Review: The Hold Steady; March 14, 2007 at The Hi-Tone Cafe; Memphis, TN

When: March 14, 2007 around 10:30 PM
Where: The Hi-Tone Cafe; Memphis, TN

I had already bought the tickets for The Hold Steady because my wife was supposed to go with me. Then, two days before the show, she decides that our marriage “just isn’t working out,” and she needs more time to find herself. Apparently, this missing part of herself resides at the bottom of a bottle of anything alcoholic.

So I’m stuck with an extra ticket. My choices are either to go alone or find someone to go with me. I choose to procrastinate, and then panic on Wednesday afternoon because I really don’t want to go alone.

I call everyone I know. Because I’m pathetic and know upwards of four people total, it takes twelve minutes.

Nowakowski is in a beer coma, his wife says he’d probably like to go, but rousing him before it’s time to leave may be more than she’s up to. Langford’s not answering his phone. McCaskill answers, but he’s working. If I just could have given him more notice.

Brandon has his son, and he’s too damn selfish to give up quality time with his boy to got to Memphis with me. Bastard. I decide to drive up to Nowakowski’s house and try to rouse him on my own. I pull the sheets off of his face and his eyes pop open. I try for a jolly (not desperate) tone, “Free ticket! We’re going to Memphis! I have prescription speed!”

He mumbles “Give me a minute,” and falls back asleep.

After about twenty minutes of this, he is out of bed and dressed, sitting sullen in a chair. Then Langford calls back. He wants to go also, even though he’ll have to pay for his ticket.

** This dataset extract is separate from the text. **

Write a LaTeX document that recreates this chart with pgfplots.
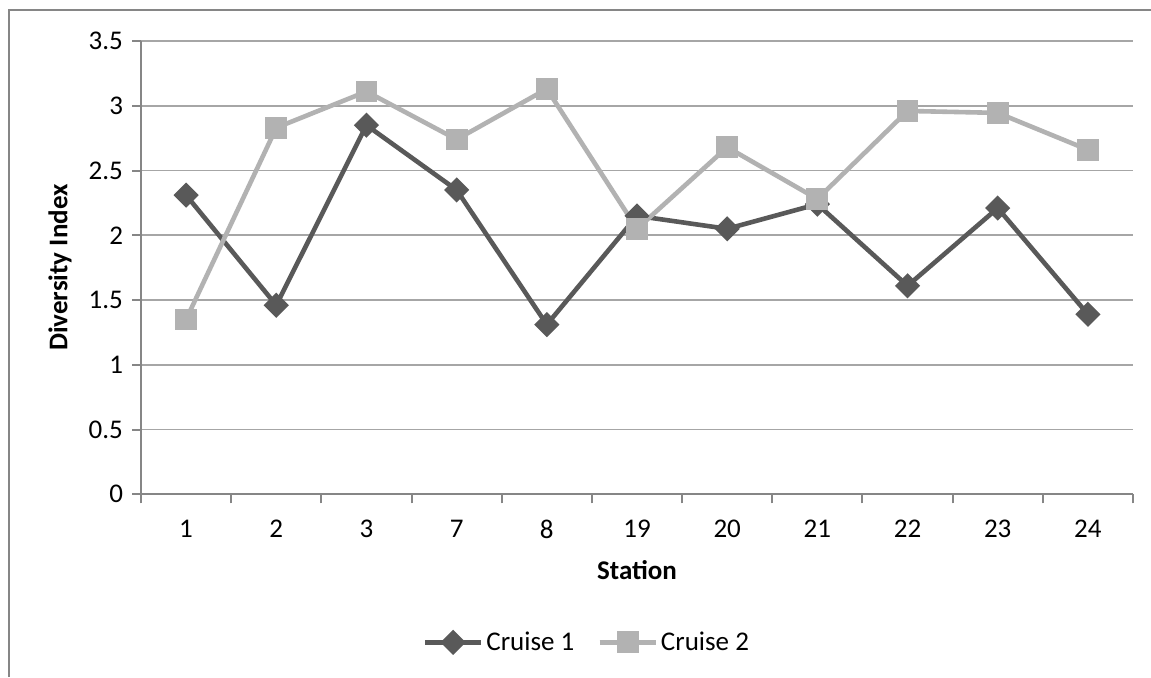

We stop at a Burger King, then a liquor store on the way out of town. Nowakowski buys a huge bottle of tequila, $35, and starts drinking it straight. I tell Langford that his ticket may be free after all, because Nowakowski may be passed out by the time we reach the River City. But he’s not, and instead he becomes more talkative.

The Thermals come on around 10:15, and they rock pretty fucking hard. They play most of their excellent new album, and some songs I’ve never heard before, which I assume came off of older albums. My left ear is about three feet from their lead guitarist’s amp, so by the end of their show I’m deaf and fatigued from the rhythmic jerking that I call call “dance.” The Hold Steady set up, then start playing around 11:30.

Their keyboardist looks suspiciously like Mario (of Super Mario fame) dressed as an Italian gangster. The rest of the guys look like a Rock n’ Roll band, with the exception of Craig Finn, who looks like a librarian. They play songs from Boys and Girls in America (review), as well as from each of their other two albums, and they rock the fuck out- but again I’m really close to the keyboardist’s amp, so I can really only hear the piano parts clearly, along with the inane between-song chatter of two guys behind me who call each other ‘lover.’ The band really puts on a good show, and I enjoy it thoroughly.

However, some people enjoy it more than I, because apparently, it’s an unspoken requirement that you know the words to every Hold Steady song written so you can shout along with Craig. It was like a fucking Raffi show, I swear to God (Google it). I’ll see them at Bonnaroo; looks like I have some studying to do.

The trip home was something else: Nowakowski realized he’d left his bottle of tequila outside the venue about 20 minutes after we left and began belligerently demanding that we turn around. We would not. He finally passed out and we talked quietly so as not to wake him.